Flat

Here's a number worth sitting with: ±3dB. In the world of amplifiers, that spec would be a scandal — a laughingstock. You'd return the thing (or you should). In the world of loudspeakers, ±3dB is genuinely excellent. 

That single comparison tells you almost everything you need to know about how complicated speaker design actually is — and how little a spec sheet ultimately reveals about what you'll hear in your room.

Because a speaker that measures ±3dB in an anechoic chamber will almost certainly not measure ±3dB in your room. Your room has its own frequency response, shaped by its dimensions, construction materials, and furnishings, and it interacts with the speaker in ways that can swing bass response by 10dB or more. First reflections alter the midrange and treble. The speaker and room create the response you actually hear together, as a combined system.

The anechoic measurement is a starting point, not a destination.

This is why voicing a speaker is as much art as science. You can design something that looks perfect in the lab and sounds wrong in every real room you put it in. Measurements are essential tools — we use them constantly* — but they're the beginning of the conversation, not the end.

*We just popped over a huge sum of money to buy Chris Brunhaver a Klippel measurement system. Now, Chris is among a rare handful of designers in the world with this state-of-the-art measuring tool and he's grinning from ear to ear.

Human hearing isn't a flat detector. Our sensitivity peaks in the 2–5kHz range, where speech intelligibility lives, and falls off in both directions. A ruler-flat speaker can actually sound thin or forward because our ears are already perceptually boosting those frequencies before the sound even registers consciously. So within the constraints of what the technology allows, Chris shapes the response with extraordinary care — a gentle rise in the lower midrange here, a slight recession in the presence region there. Deviations so small they barely register on a measurement but make an audible difference between a speaker that sounds accurate and one that sounds genuinely musical.

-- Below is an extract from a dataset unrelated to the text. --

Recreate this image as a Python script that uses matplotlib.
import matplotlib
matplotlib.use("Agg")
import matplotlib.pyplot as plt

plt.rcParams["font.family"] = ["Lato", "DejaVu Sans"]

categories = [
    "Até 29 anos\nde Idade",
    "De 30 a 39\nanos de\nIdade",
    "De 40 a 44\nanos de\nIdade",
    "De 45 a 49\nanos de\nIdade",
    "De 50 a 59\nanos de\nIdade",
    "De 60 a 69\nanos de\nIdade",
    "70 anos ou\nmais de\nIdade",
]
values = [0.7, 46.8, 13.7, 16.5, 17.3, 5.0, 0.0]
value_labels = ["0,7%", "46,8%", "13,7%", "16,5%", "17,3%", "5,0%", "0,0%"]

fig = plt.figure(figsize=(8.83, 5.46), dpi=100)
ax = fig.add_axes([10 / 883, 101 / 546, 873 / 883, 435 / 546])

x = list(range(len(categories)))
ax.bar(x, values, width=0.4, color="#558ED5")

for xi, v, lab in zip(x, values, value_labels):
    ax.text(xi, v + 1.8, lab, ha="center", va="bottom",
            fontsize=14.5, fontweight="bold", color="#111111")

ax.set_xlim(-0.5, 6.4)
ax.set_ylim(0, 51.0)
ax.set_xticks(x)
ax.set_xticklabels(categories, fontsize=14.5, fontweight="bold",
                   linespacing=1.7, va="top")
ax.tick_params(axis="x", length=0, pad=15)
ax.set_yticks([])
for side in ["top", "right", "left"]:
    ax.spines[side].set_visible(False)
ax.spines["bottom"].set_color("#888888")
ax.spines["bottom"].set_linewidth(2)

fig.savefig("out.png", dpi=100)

The recording adds yet another layer. Engineers mix on speakers with their own tonal character, and those mixes are balanced to sound right on those particular speakers. Play them back on something with a different tonal center of gravity and you're hearing a shifted version of the engineer's intentions.

None of this is an argument against measurement or against accuracy as a goal. It's an argument for understanding what the measurements mean — and recognizing that the goal is music that sounds real, not a speaker that looks perfect on a graph while leaving you cold in the listening chair.